Architecture In Helsinki - Places Like This Album Review
Architecture In Helsinki
Places Like This
Aussie septet Architecture In Helsinki are an odd bunch at the best of times. Nothing about them could ever be described as conventional, and while that must be welcomed amidst a sea of predictable trad-rock and recycled beat poets, their love of all things haphazard and kooky could also be their downfall in the long run.
Having relocated from the suburbs of Melbourne to the more eccentric confines of Brooklyn, AIH seem to have grasped a fistful of Americana, albeit a watered down version at that.
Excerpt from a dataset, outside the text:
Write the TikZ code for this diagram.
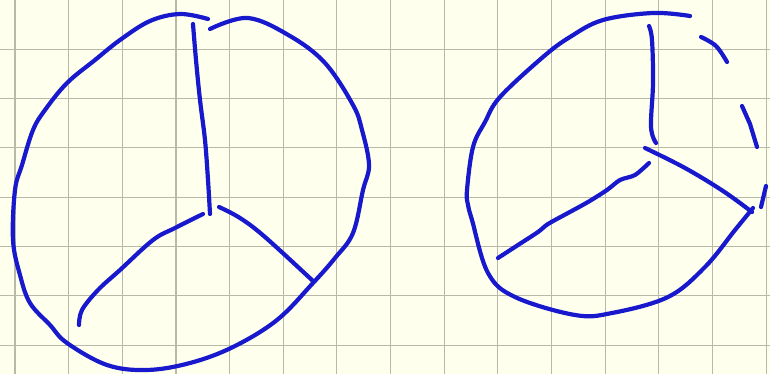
\documentclass[tikz,border=0pt]{standalone}
\definecolor{paper}{RGB}{255,255,238}
\definecolor{gridc}{RGB}{185,185,170}
\definecolor{ink}{RGB}{24,24,205}
\begin{document}
\begin{tikzpicture}[x=1pt,y=-1pt,
  pen/.style={ink,line width=4.2pt,line cap=round,line join=round},
  gridline/.style={gridc,line width=1.1pt}]
\fill[paper] (0,0) rectangle (770,374);
\useasboundingbox (0,0) rectangle (770,374);
% grid
\foreach \k in {0,...,14} \draw[gridline] ({15+53.65*\k},0) -- ({15+53.65*\k},374);
\foreach \k in {1,...,7} \draw[gridline] (0,{49.3*\k}) -- (770,{49.3*\k});
% ---- left circle ----
\draw[pen] plot[smooth,tension=0.6] coordinates {(208,19) (180,14) (150,21) (120,40) (95,60) (67,83) (45,110) (33,130) (22,165) (15,190) (13,240) (20,275) (30,303) (50,325) (67,343) (107,365) (147,370) (190,363) (233,347) (277,320) (313,283) (335,258) (353,233) (363,190) (369,165) (362,130) (353,105) (325,63) (290,36) (248,18) (210,29)};
% vertical spoke
\draw[pen] plot[smooth,tension=0.6] coordinates {(193,24) (196,60) (200,100) (205,140) (208,180) (210,214)};
% left spoke
\draw[pen] plot[smooth,tension=0.6] coordinates {(203,214) (175,228) (153,240) (120,270) (98,290) (82,310) (79,325)};
% right spoke
\draw[pen] plot[smooth,tension=0.6] coordinates {(219,207) (240,218) (265,237) (313,281)};
% ---- right circle ----
\draw[pen] plot[smooth,tension=0.6] coordinates {(690,16) (653,13) (603,20) (570,37) (543,57) (500,97) (485,122) (473,147) (467,190) (468,205) (472,220) (488,273) (515,297) (575,315) (612,313) (668,297) (705,267) (735,230) (753,208)};
% dashes on the right
\draw[pen] plot[smooth,tension=0.6] coordinates {(701,37) (716,46) (727,62)};
\draw[pen] (742,106) -- (750,124) -- (757,147);
\draw[pen] (766,186) -- (761,207);
% vertical spoke
\draw[pen] plot[smooth,tension=0.6] coordinates {(649,26) (652,40) (653,83) (651,127) (656,143)};
% right spoke
\draw[pen] plot[smooth,tension=0.6] coordinates {(645,148) (685,168) (723,191) (752,212)};
% left spoke
\draw[pen] plot[smooth,tension=0.5] coordinates {(649,163) (635,175) (620,180) (607,190) (588,202) (568,213) (548,224) (538,232) (518,245) (498,258)};
\end{tikzpicture}
\end{document}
Whereas 2005's 'In Case We Die' hinted at a visionary experimental pop band in the making, parts of 'Places Like This' appear to have suffered from the syndrome known as "trying too hard", and as a result this record sounds disjointed where its predecessor truly shone.
Sure enough, there's no mistaking Cameron Bird's talent for complex arrangements and conjuring up something a little out of the ordinary and on the flowing 'Nothing's Wrong', which sounds like 'Faith'-era George Michael dancing with The Cure to a soundtrack of B-52s and the Tom Tom Club it works a treat.
Likewise, 'Heart It Races', with its' Pixies go Calypso melody given the added supplement of Kellie Sutherland's Ronnie Spector-cut vocal and 'Debbie', which sounds like Talking Heads masturbating over a hard-to-find Prince bootleg show that their new surroundings haven't dampened either their enthusiasm or nous for penning a veritable tune.
Elsewhere though, things become less than comfortable as the patchy 'Hold Music' and 'Like It Or Not' both seem to be stuck on some arduous mission where the objective appears to be about cramming as many ideas into three minutes as possible and any semblance of direction is lost almost immediately.
Nevertheless, that doesn't necessarily mean you should give either 'Places Like This' or Architecture In Helsinki a wide berth, for now at least. Just approach with caution and don't expect too much from this record, as too many stereophonic rays of sun-coated saccharine can only be bad for your skin and teeth as well as your ears.